Some websites also show how many consumers bought the product after consulting the reviews. While some merchants have fretted that this policy could scare off potential sales, the research suggests otherwise.
Qi Wang, an associate professor of marketing at Binghamton University, studied the effects of user comments and sales statistics that accompany products offered on e-commerce sites. While the impact of positive and negative feedback has been well understood, much less was known about so-called “observational behavior” - aka a person’s tendency to adopt the same habits as his or her peers. Wang’s findings were published in the
Journal of Marketing Research.“Households make decisions by following what they see their neighbors doing,” Wang said. “People learn from their peers what to buy.”
Observational behavior
For online marketers, word-of-mouth recommendations are displayed in the form of customer reviews. If the site also reveals statistics on how many users purchased the product, the shopper also can be influenced by observational behavior.
Wang analyzed data on 90 brands of digital cameras from Amazon.com, which includes a section disclosing the percentage of people who bought the product after viewing it. She and her colleagues found that positive observational behavior data boosted sales, while negative observations had little influence.
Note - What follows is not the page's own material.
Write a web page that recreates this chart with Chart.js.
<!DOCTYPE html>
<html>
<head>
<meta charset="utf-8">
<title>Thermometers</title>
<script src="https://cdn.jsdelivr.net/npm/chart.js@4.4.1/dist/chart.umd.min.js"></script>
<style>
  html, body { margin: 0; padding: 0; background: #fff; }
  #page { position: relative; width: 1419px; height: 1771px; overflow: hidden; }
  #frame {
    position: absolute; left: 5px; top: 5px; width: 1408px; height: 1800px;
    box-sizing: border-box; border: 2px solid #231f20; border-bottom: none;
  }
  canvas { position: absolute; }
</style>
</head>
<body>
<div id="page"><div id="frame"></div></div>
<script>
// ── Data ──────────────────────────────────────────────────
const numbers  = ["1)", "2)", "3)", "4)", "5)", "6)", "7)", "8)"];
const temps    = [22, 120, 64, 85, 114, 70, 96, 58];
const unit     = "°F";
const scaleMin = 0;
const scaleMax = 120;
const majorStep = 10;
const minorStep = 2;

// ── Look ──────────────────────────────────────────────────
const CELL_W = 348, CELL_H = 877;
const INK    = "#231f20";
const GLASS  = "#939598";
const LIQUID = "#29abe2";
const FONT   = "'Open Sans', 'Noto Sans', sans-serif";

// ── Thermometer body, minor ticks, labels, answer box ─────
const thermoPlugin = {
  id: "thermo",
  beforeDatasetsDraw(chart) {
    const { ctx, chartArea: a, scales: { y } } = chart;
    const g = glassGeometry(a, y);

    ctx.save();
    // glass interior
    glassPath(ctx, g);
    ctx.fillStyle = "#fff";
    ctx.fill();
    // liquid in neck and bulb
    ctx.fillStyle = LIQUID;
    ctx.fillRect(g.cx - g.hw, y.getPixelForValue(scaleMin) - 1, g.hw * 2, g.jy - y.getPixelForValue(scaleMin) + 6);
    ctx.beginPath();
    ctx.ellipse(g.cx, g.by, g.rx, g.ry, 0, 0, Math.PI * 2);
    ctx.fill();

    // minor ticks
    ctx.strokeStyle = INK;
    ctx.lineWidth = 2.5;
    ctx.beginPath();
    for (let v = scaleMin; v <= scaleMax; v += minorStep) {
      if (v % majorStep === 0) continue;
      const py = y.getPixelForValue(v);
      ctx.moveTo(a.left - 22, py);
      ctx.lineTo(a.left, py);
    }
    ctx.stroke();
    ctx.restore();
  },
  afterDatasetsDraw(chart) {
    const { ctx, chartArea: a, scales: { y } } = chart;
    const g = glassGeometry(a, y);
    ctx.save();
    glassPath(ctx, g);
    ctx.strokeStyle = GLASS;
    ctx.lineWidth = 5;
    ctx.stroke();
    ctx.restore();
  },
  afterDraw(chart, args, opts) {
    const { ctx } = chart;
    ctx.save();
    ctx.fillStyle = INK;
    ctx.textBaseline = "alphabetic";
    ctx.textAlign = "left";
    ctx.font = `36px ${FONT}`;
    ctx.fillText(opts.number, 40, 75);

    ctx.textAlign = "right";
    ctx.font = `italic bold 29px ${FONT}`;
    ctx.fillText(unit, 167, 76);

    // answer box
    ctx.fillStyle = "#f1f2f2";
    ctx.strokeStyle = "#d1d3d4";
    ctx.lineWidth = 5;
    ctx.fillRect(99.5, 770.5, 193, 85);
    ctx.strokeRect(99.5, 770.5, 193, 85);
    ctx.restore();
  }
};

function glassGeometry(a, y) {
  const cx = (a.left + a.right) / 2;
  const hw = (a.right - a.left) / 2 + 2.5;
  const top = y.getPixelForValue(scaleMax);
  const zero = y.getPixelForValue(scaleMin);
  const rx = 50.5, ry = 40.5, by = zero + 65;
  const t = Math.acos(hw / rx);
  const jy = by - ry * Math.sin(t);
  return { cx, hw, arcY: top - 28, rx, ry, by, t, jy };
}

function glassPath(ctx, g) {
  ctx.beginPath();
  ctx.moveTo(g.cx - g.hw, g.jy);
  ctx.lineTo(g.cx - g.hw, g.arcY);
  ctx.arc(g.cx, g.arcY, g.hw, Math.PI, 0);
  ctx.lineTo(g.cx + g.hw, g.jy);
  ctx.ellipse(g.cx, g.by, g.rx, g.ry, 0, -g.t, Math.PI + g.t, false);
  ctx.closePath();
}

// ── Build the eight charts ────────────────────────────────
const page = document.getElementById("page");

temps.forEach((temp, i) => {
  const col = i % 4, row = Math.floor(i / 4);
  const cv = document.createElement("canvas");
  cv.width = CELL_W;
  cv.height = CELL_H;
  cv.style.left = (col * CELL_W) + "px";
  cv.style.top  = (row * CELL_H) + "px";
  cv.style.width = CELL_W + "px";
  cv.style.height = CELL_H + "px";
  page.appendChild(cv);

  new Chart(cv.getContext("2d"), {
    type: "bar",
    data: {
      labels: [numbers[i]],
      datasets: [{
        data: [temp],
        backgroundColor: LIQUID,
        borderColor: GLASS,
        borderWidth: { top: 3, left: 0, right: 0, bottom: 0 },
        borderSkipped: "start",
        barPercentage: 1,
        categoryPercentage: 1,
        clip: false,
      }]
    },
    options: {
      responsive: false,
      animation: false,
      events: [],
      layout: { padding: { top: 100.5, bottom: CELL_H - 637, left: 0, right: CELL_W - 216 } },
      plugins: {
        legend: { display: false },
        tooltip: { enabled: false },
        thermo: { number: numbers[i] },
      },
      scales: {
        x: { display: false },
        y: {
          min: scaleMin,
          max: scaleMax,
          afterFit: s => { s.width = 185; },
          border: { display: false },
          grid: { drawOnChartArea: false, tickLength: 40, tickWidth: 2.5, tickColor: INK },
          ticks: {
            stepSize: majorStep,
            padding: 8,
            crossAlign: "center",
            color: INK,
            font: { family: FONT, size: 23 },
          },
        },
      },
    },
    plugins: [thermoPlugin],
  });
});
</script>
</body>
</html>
The results dispel a myth in e-commerce that consumers are likely to be discouraged if they see a low percentage of peers following through with the purchase.
“It’s good news for manufacturers who haven’t had a lot of people buy their product,” Wang says. “If it’s a niche market just targeting a small group of consumers, they don’t have to worry because there is no harm in releasing this type of information.”
Processing the information
Consumers, it appears, are able to process the information they are given and make independent judgments based on the data in its entirety.
“What’s most surprising is the interactions of word-of-mouth and observational learning,” Wang said. “They strengthen each other.”
The research backs up what consumer advocates have long argued -- providing consumers with as much unfiltered information as possible can be good for all concerned.